Can you set down, exactly as they appear below, the lines from the opening of the material through the one bearing "-22.9, -23.1, -21.4];", minus the pictures?

= Supplied material =
■ ■ ■ ■ ■ ■ ■

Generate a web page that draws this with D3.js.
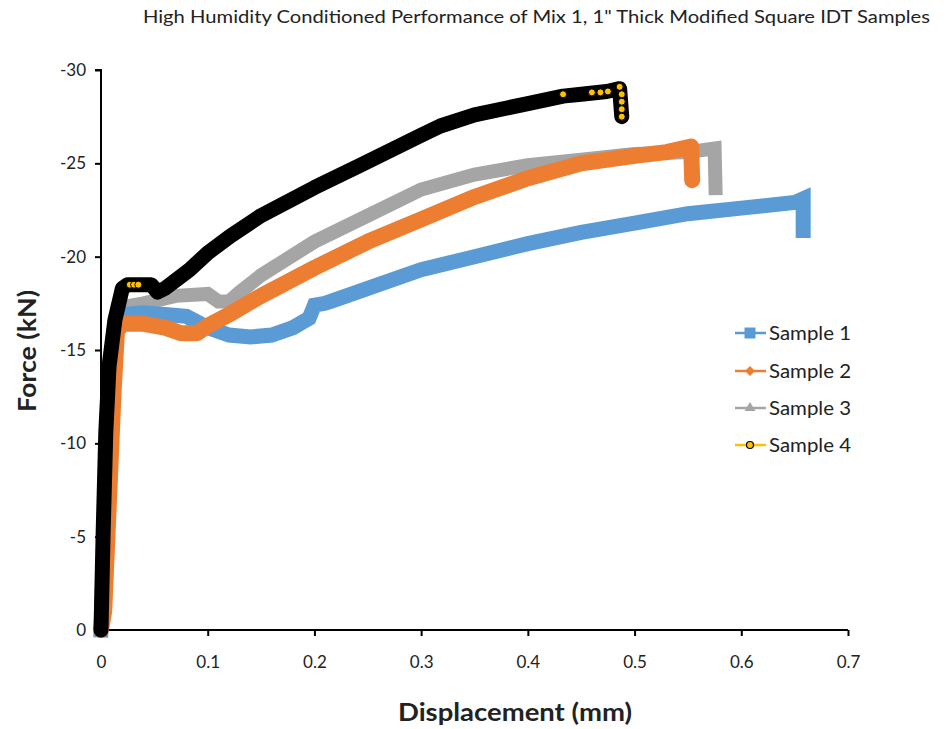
<!DOCTYPE html>
<html>
<head>
<meta charset="utf-8">
<script src="https://cdn.jsdelivr.net/npm/d3@7/dist/d3.min.js"></script>
<style>
  html, body { margin: 0; padding: 0; background: #fff; }
  svg { display: block; font-family: Lato, "Open Sans", sans-serif; }
</style>
</head>
<body>
<svg id="chart" width="946" height="729"></svg>
<script>
// Displacement (mm) and force (kN) readings for each IDT sample
const s1Disp  = [0, 0.003, 0.006, 0.01, 0.015, 0.02, 0.04, 0.06, 0.08, 0.09, 0.1, 0.12, 0.14, 0.16, 0.18, 0.195, 0.2, 0.21, 0.22, 0.25, 0.3, 0.35, 0.4, 0.45, 0.5, 0.55, 0.6, 0.65, 0.658, 0.658];
const s1Force = [0, -5, -10, -14, -16.2, -16.9, -17.0, -16.9, -16.8, -16.5, -16.2, -15.8, -15.7, -15.8, -16.2, -16.7, -17.4, -17.5, -17.7, -18.3, -19.3, -20.0, -20.7, -21.3, -21.8, -22.3, -22.6, -22.9, -23.1, -21.4];

const s2Disp  = [0, 0.003, 0.006, 0.009, 0.012, 0.015, 0.02, 0.04, 0.06, 0.075, 0.09, 0.1, 0.12, 0.15, 0.2, 0.25, 0.3, 0.35, 0.4, 0.45, 0.5, 0.53, 0.553, 0.554];
const s2Force = [0, -1, -5, -9, -13, -16.0, -16.4, -16.4, -16.2, -15.9, -15.9, -16.3, -16.9, -17.9, -19.4, -20.8, -22.0, -23.2, -24.2, -25.0, -25.4, -25.6, -25.9, -24.1];

const s3Disp  = [0, 0.003, 0.006, 0.009, 0.013, 0.02, 0.04, 0.07, 0.1, 0.11, 0.12, 0.13, 0.15, 0.2, 0.25, 0.3, 0.35, 0.4, 0.45, 0.5, 0.55, 0.575, 0.576];
const s3Force = [0, -5, -10, -14, -16.6, -17.3, -17.5, -17.9, -18.0, -17.6, -17.6, -18.1, -19.0, -20.8, -22.2, -23.6, -24.4, -24.9, -25.2, -25.5, -25.6, -25.8, -23.3];

const s4Disp  = [0, 0.002, 0.0045, 0.0075, 0.013, 0.02, 0.025, 0.04, 0.047, 0.053, 0.06, 0.083, 0.1, 0.121, 0.15, 0.2, 0.243, 0.3, 0.318, 0.35, 0.4, 0.433, 0.45, 0.474, 0.486, 0.488];
const s4Force = [0, -5.2, -10.6, -14.1, -16.6, -18.3, -18.5, -18.5, -18.5, -18.1, -18.3, -19.3, -20.2, -21.1, -22.2, -23.7, -24.9, -26.5, -27.0, -27.6, -28.2, -28.6, -28.7, -28.85, -29.0, -27.5];

// Sample 4 markers that show through where the readings are sparse
const s4MarkDisp  = [0.027, 0.031, 0.035, 0.433, 0.46, 0.468, 0.475, 0.486, 0.488, 0.488, 0.488, 0.488];
const s4MarkForce = [-18.5, -18.5, -18.5, -28.7, -28.8, -28.8, -28.85, -29.1, -28.7, -28.3, -27.9, -27.5];

const xTicks = [0, 0.1, 0.2, 0.3, 0.4, 0.5, 0.6, 0.7];
const xTickLabels = ["0", "0.1", "0.2", "0.3", "0.4", "0.5", "0.6", "0.7"];
const yTicks = [0, -5, -10, -15, -20, -25, -30];
const yTickLabels = ["0", "-5", "-10", "-15", "-20", "-25", "-30"];

const seriesNames = ["Sample 1", "Sample 2", "Sample 3", "Sample 4"];
const seriesColors = ["#5B9BD5", "#ED7D31", "#A5A5A5", "#000000"];
const legendColors = ["#5B9BD5", "#ED7D31", "#A5A5A5", "#FFC000"];

const titleText = "High Humidity Conditioned Performance of Mix 1, 1\" Thick Modified Square IDT Samples";

const svg = d3.select("#chart");

const x = d3.scaleLinear().domain([0, 0.7]).range([101, 848]);
const y = d3.scaleLinear().domain([0, -30]).range([630, 70]);

// Title
svg.append("text")
  .attr("x", 143).attr("y", 23)
  .attr("font-size", 16.5)
  .attr("fill", "#222")
  .attr("textLength", 787)
  .attr("lengthAdjust", "spacingAndGlyphs")
  .text(titleText);

// Axes
const xAxis = d3.axisBottom(x)
  .tickValues(xTicks)
  .tickSize(6)
  .tickPadding(20)
  .tickFormat((d, i) => xTickLabels[i]);
const yAxis = d3.axisLeft(y)
  .tickValues(yTicks)
  .tickSize(6)
  .tickPadding(9)
  .tickFormat((d, i) => yTickLabels[i]);

const gx = svg.append("g").attr("transform", "translate(0,630)").call(xAxis);
const gy = svg.append("g").attr("transform", "translate(101,0)").call(yAxis);

[gx, gy].forEach(g => {
  g.select(".domain").attr("stroke", "#000").attr("stroke-width", 2);
  g.selectAll(".tick line").attr("stroke", "#000").attr("stroke-width", 2);
  g.selectAll(".tick text")
    .attr("fill", "#222")
    .attr("font-size", 17)
    .attr("font-family", "Lato, 'Open Sans', sans-serif");
});
gx.select(".domain").attr("d", `M${x(0)},0H${x(0.7)}`);
gy.select(".domain").attr("d", `M-6,${y(-30)}H0V${y(0)}`);

// Axis titles
svg.append("text")
  .attr("x", 398).attr("y", 721)
  .attr("font-size", 24)
  .attr("font-weight", "bold")
  .attr("fill", "#222")
  .attr("textLength", 234)
  .attr("lengthAdjust", "spacingAndGlyphs")
  .text("Displacement (mm)");

svg.append("text")
  .attr("transform", "translate(36,412) rotate(-90)")
  .attr("font-size", 24)
  .attr("font-weight", "bold")
  .attr("fill", "#222")
  .attr("textLength", 122)
  .attr("lengthAdjust", "spacingAndGlyphs")
  .text("Force (kN)");

// Series
const line = d3.line()
  .x(d => x(d[0]))
  .y(d => y(d[1]));

const zipped = (a, b) => a.map((v, i) => [v, b[i]]);

const series = [
  { data: zipped(s1Disp, s1Force), color: seriesColors[0], width: 15, cap: "square", join: "miter" },
  { data: zipped(s2Disp, s2Force), color: seriesColors[1], width: 16, cap: "round", join: "round" },
  { data: zipped(s3Disp, s3Force), color: seriesColors[2], width: 14, cap: "butt", join: "miter" },
  { data: zipped(s4Disp, s4Force), color: seriesColors[3], width: 15, cap: "round", join: "round" }
];

// draw order: grey under, then blue, orange, black on top
const drawOrder = [2, 0, 1, 3];
const plot = svg.append("g");
drawOrder.forEach(i => {
  const s = series[i];
  plot.append("path")
    .datum(s.data)
    .attr("d", line)
    .attr("fill", "none")
    .attr("stroke", s.color)
    .attr("stroke-width", s.width)
    .attr("stroke-linecap", s.cap)
    .attr("stroke-linejoin", s.join);
});

plot.selectAll("circle.s4")
  .data(zipped(s4MarkDisp, s4MarkForce))
  .enter().append("circle")
  .attr("class", "s4")
  .attr("cx", d => x(d[0]))
  .attr("cy", d => y(d[1]))
  .attr("r", 3.5)
  .attr("fill", "#FFC000")
  .attr("stroke", "#000")
  .attr("stroke-width", 1);

// Legend
const legendY = [333, 371, 408, 445];
const legend = svg.append("g");
seriesNames.forEach((name, i) => {
  const g = legend.append("g").attr("transform", `translate(0,${legendY[i]})`);
  g.append("line")
    .attr("x1", 735).attr("x2", 766)
    .attr("y1", 0).attr("y2", 0)
    .attr("stroke", legendColors[i])
    .attr("stroke-width", 2.5);
  if (i === 0) {
    g.append("rect").attr("x", 745).attr("y", -5).attr("width", 10).attr("height", 10)
      .attr("fill", legendColors[i]).attr("stroke", legendColors[i]);
  } else if (i === 1) {
    g.append("path").attr("d", "M750,-5L755,0L750,5L745,0Z").attr("fill", legendColors[i]);
  } else if (i === 2) {
    g.append("path").attr("d", "M750,-6L755.5,3L744.5,3Z").attr("fill", legendColors[i]);
  } else {
    g.append("circle").attr("cx", 750).attr("cy", 0).attr("r", 3.5)
      .attr("fill", legendColors[i]).attr("stroke", "#000").attr("stroke-width", 1.2);
  }
  g.append("text")
    .attr("x", 769).attr("y", 6.5)
    .attr("font-size", 18.5)
    .attr("fill", "#222")
    .attr("textLength", 82)
    .attr("lengthAdjust", "spacingAndGlyphs")
    .text(name);
});
</script>
</body>
</html>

■ ■ ■ ■ ■ ■ ■

= Completed task =
Generate a web page that draws this with D3.js.
<!DOCTYPE html>
<html>
<head>
<meta charset="utf-8">
<script src="https://cdn.jsdelivr.net/npm/d3@7/dist/d3.min.js"></script>
<style>
  html, body { margin: 0; padding: 0; background: #fff; }
  svg { display: block; font-family: Lato, "Open Sans", sans-serif; }
</style>
</head>
<body>
<svg id="chart" width="946" height="729"></svg>
<script>
// Displacement (mm) and force (kN) readings for each IDT sample
const s1Disp  = [0, 0.003, 0.006, 0.01, 0.015, 0.02, 0.04, 0.06, 0.08, 0.09, 0.1, 0.12, 0.14, 0.16, 0.18, 0.195, 0.2, 0.21, 0.22, 0.25, 0.3, 0.35, 0.4, 0.45, 0.5, 0.55, 0.6, 0.65, 0.658, 0.658];
const s1Force = [0, -5, -10, -14, -16.2, -16.9, -17.0, -16.9, -16.8, -16.5, -16.2, -15.8, -15.7, -15.8, -16.2, -16.7, -17.4, -17.5, -17.7, -18.3, -19.3, -20.0, -20.7, -21.3, -21.8, -22.3, -22.6, -22.9, -23.1, -21.4];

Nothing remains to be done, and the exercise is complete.